Even if there were many more employees like Apolín, the law protecting cultural heritage is vague when it comes to fossils. "Fossils are in a kind of legal limbo in Peru. There are gaps in the law because there are people who do not want to include fossils as cultural heritage, because they have not been made by human hand," said Blanca Alva, director of the prevention office.
The ministry has an archaeological division, but there is no paleontology division. Paleontology falls to a unit of the Energy and Mines Ministry. Still, the Culture Ministry is getting ready in the next few weeks to declare Peru's first protected paleontological site. The area, known as the Inga Bridge, is a small site located just outside Lima. Apolín said it will be the first of its kind among 13,000 protected sites nationwide.
While Penny bristles with anger at fossil hunters digging through the desert to pull out what they can sell, he gets even more worked up about authorities, who he says have done nothing to stop it. He says their inaction makes them complicit. Penny gets madder still when he is lumped in with the fossil traffickers — Apolín points to video of Penny handling fossils — because of a small, bizarre collection, including shark teeth, in a single room he calls home in the old family mansion that has seen much better days. Under Peruvian law, the country's treasures, whether fossils or golden objects looted from tombs, can be held in personal collections. It is only illegal to remove them from the country.
"I have never sold a fossil, and what I have, I have found on the desert floor," he said. "There are amazing things out there, but if I tell anyone, they will be lost." Driving a specially equipped truck that lets him roam the desert, Penny is careful to cover his tracks. He continuously doubles back and drives in circles at times to throw others off his trail, fearful that fossil scavengers will follow him to his sacred spots.
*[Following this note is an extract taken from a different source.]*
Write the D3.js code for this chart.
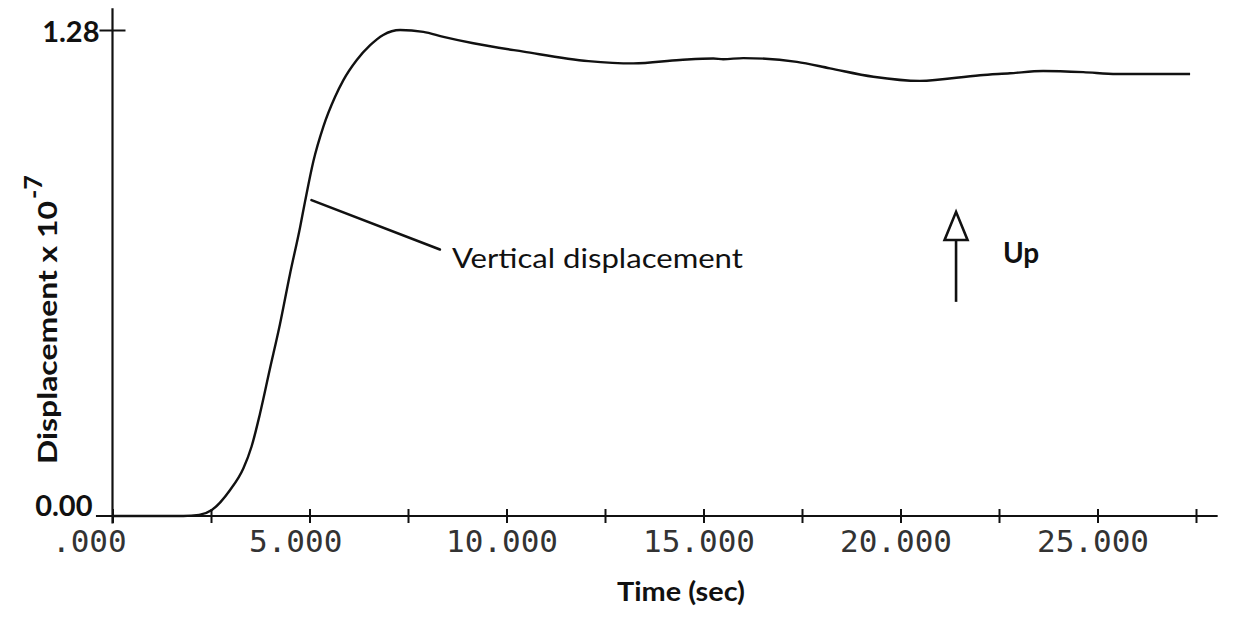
<!DOCTYPE html>
<html>
<head>
<meta charset="utf-8">
<script src="https://cdn.jsdelivr.net/npm/d3@7"></script>
<style>
  html, body { margin: 0; padding: 0; background: #fff; }
  svg { display: block; }
</style>
</head>
<body>
<svg id="chart" width="1235" height="623"></svg>
<script>
// ---- data ----
const timeSec = [0, 1.0, 1.8, 2.2, 2.52, 2.98, 3.32, 3.53, 3.74, 3.99, 4.25, 4.50, 4.76, 4.89, 5.10, 5.35, 5.65, 5.86, 6.20, 6.54, 6.87, 7.30, 7.89, 8.40, 9.16, 10.43, 12.08, 13.22, 14.40, 15.25, 15.50, 16.01, 17.37, 18.21, 19.31, 20.49, 22.02, 22.78, 23.62, 24.64, 25.49, 27.35];
const displacement = [0, 0, 0, 0.003, 0.016, 0.068, 0.125, 0.183, 0.268, 0.385, 0.505, 0.635, 0.760, 0.830, 0.935, 1.025, 1.104, 1.148, 1.201, 1.240, 1.267, 1.280, 1.275, 1.262, 1.245, 1.223, 1.198, 1.192, 1.201, 1.205, 1.203, 1.206, 1.196, 1.179, 1.157, 1.146, 1.161, 1.166, 1.172, 1.169, 1.164, 1.164];
const xTicks = [0, 2.5, 5, 7.5, 10, 12.5, 15, 17.5, 20, 22.5, 25, 27.5];
const xTickLabels = [".000", "", "5.000", "", "10.000", "", "15.000", "", "20.000", "", "25.000", ""];
const yTicks = [0, 1.28];
const yTickLabels = ["0.00", "1.28"];
const xTitle = "Time (sec)";
const yTitle = "Displacement x 10";
const yTitleExp = "-7";
const seriesLabel = "Vertical displacement";
const seriesLabelAnchor = [5.0, 0.832];   // point on curve (t, v)
const seriesLabelEnd = [8.31, 0.702];
const upLabel = "Up";
const upArrow = {t: 21.41, vTop: 0.801, vBase: 0.727, vBottom: 0.564};

// ---- scales ----
const svg = d3.select("#chart");
const x = d3.scaleLinear().domain([0, 28]).range([112.5, 1215.7]);
const y = d3.scaleLinear().domain([0, 1.28]).range([516, 30]);
const ink = "#111";

// ---- x axis ----
const xAxis = d3.axisBottom(x)
  .tickValues(xTicks)
  .tickSize(7)
  .tickFormat((d, i) => xTickLabels[i]);
const gx = svg.append("g").attr("transform", `translate(0,${y(0)})`).call(xAxis);
gx.select(".domain").remove();
gx.selectAll(".tick line").attr("y1", -7).attr("y2", 7).attr("stroke", ink).attr("stroke-width", 2);
gx.selectAll(".tick text")
  .attr("text-anchor", "start")
  .attr("x", -61)
  .attr("y", 36)
  .attr("dy", 0)
  .attr("fill", "#333")
  .style("font-family", "'DejaVu Sans Mono', monospace")
  .style("font-size", "31px");
svg.append("line")
  .attr("x1", x(-0.42)).attr("x2", x(28.05))
  .attr("y1", y(0)).attr("y2", y(0))
  .attr("stroke", ink).attr("stroke-width", 2.2);

// ---- y axis ----
svg.append("line")
  .attr("x1", x(0)).attr("x2", x(0))
  .attr("y1", y(1.337)).attr("y2", y(-0.02))
  .attr("stroke", ink).attr("stroke-width", 2.2);
const yAxis = d3.axisLeft(y).tickValues(yTicks).tickSize(0).tickFormat((d, i) => yTickLabels[i]);
const gy = svg.append("g").attr("transform", `translate(${x(0)},0)`).call(yAxis);
gy.select(".domain").remove();
gy.selectAll(".tick line")
  .attr("x1", d => d === 0 ? 0 : -13)
  .attr("x2", d => d === 0 ? 0 : 13)
  .attr("stroke", ink).attr("stroke-width", 2);
gy.selectAll(".tick text")
  .attr("x", d => d === 0 ? -20 : -13)
  .attr("dy", d => d === 0 ? "-0.02em" : "0.38em")
  .attr("fill", ink)
  .style("font-family", "'Lato', 'DejaVu Sans', sans-serif")
  .style("font-size", "29px")
  .style("font-weight", "700");

// ---- curve ----
const pts = timeSec.map((t, i) => [t, displacement[i]]);
svg.append("path")
  .datum(pts)
  .attr("fill", "none")
  .attr("stroke", ink)
  .attr("stroke-width", 2.4)
  .attr("stroke-linejoin", "round")
  .attr("d", d3.line().x(d => x(d[0])).y(d => y(d[1])).curve(d3.curveMonotoneX));

// ---- annotation: series label ----
svg.append("line")
  .attr("x1", x(seriesLabelAnchor[0]) + 2).attr("y1", y(seriesLabelAnchor[1]))
  .attr("x2", x(seriesLabelEnd[0])).attr("y2", y(seriesLabelEnd[1]))
  .attr("stroke", ink).attr("stroke-width", 2.6).attr("stroke-linecap", "round");
svg.append("text")
  .attr("x", x(seriesLabelEnd[0]) + 12)
  .attr("y", y(seriesLabelEnd[1]) + 19)
  .attr("fill", ink)
  .attr("textLength", 291)
  .attr("lengthAdjust", "spacingAndGlyphs")
  .style("font-family", "'Lato', 'DejaVu Sans', sans-serif")
  .style("font-size", "26px")
  .text(seriesLabel);

// ---- up arrow ----
const ax = x(upArrow.t);
svg.append("line")
  .attr("x1", ax).attr("x2", ax)
  .attr("y1", y(upArrow.vBase)).attr("y2", y(upArrow.vBottom))
  .attr("stroke", ink).attr("stroke-width", 2.6);
svg.append("path")
  .attr("d", `M${ax},${y(upArrow.vTop)} L${ax - 11.5},${y(upArrow.vBase)} L${ax + 11.5},${y(upArrow.vBase)} Z`)
  .attr("fill", "#fff").attr("stroke", ink).attr("stroke-width", 2.6).attr("stroke-linejoin", "miter");
svg.append("text")
  .attr("x", ax + 47)
  .attr("y", y(upArrow.vBase) + 23)
  .attr("fill", ink)
  .style("font-family", "'Lato', 'DejaVu Sans', sans-serif")
  .style("font-size", "28px")
  .style("font-weight", "700")
  .text(upLabel);

// ---- axis titles ----
svg.append("text")
  .attr("x", 681).attr("y", 601)
  .attr("text-anchor", "middle")
  .attr("fill", ink)
  .attr("textLength", 128)
  .attr("lengthAdjust", "spacingAndGlyphs")
  .style("font-family", "'Lato', 'DejaVu Sans', sans-serif")
  .style("font-size", "26px")
  .style("font-weight", "700")
  .text(xTitle);

const yt = svg.append("text")
  .attr("transform", "translate(57,464) rotate(-90)")
  .attr("fill", ink)
  .style("font-family", "'Lato', 'DejaVu Sans', sans-serif")
  .style("font-size", "26px")
  .style("font-weight", "700");
yt.append("tspan").attr("textLength", 263).attr("lengthAdjust", "spacingAndGlyphs").text(yTitle);
yt.append("tspan").attr("dy", -15).attr("dx", 2).style("font-size", "25px").text(yTitleExp);
</script>
</body>
</html>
Regional tourism authorities would like to promote the desert but worry that a flood of people could mean rampant destruction. "There is an entire desert with a massive amount of fossils. The desert is an attraction that we cannot promote, because large fossils are being taken away and no one is doing anything to stop it," said Elard Roca of the government's local tourism bureau.
Penny's solution is to declare the desert a protected area, but conservationists say the move would be impractical. Pedro Solano, who runs the conservation program for the Peruvian Environmental Law Society, one of the country's leading environmental groups, said that while there are important fossilized remains in the desert, "it would be wrong to say the entire area holds fossils and should be set aside. These kinds of generalization usually cause problems," he said.
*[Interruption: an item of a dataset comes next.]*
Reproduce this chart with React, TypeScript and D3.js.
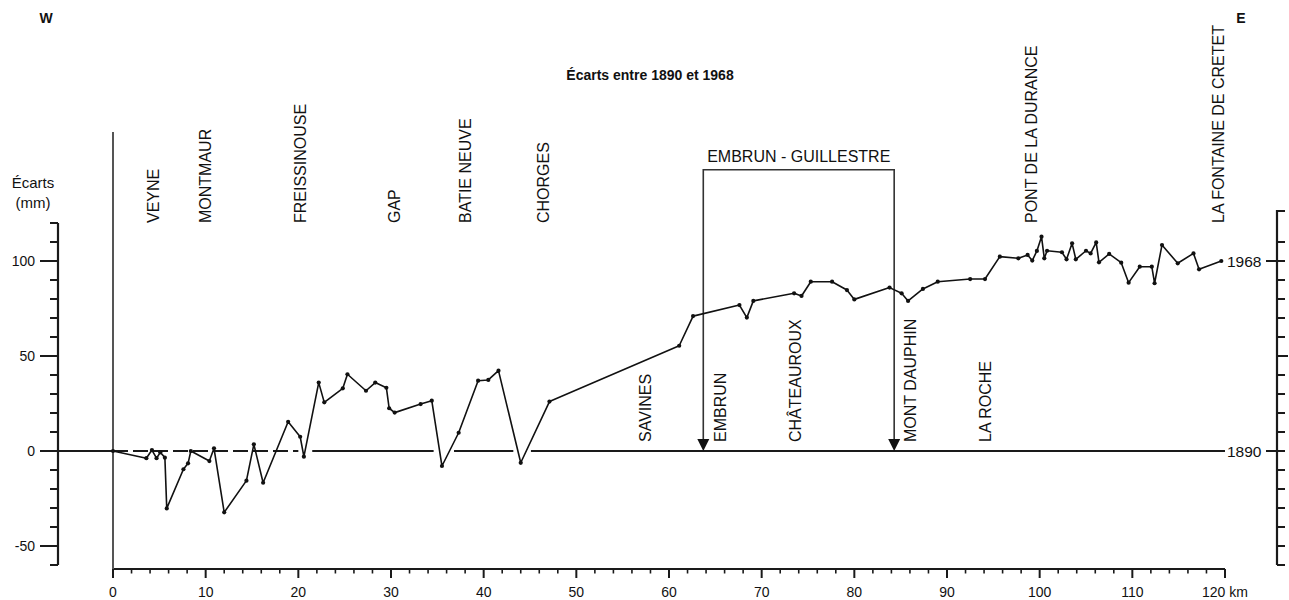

Trying to guard the area is also nearly impossible because of its size. The area that contains fossil remains is about 180 miles long and 40 miles wide. The giant penguin was found in the northern reaches, while the whale skeletons are found from Ocucaje south. The Ocucaje stretch is about one-quarter of the total area. Solano said the goal for the desert "should not be to keep people out but manage the spaces for education and research to demonstrate its value as a resource." The Culture Ministry's Apolín said the best way to protect the area is "guaranteeing that fossils are not taken from the country. If we can improve control of fossils trafficking at the airport and ports, we would protect the site."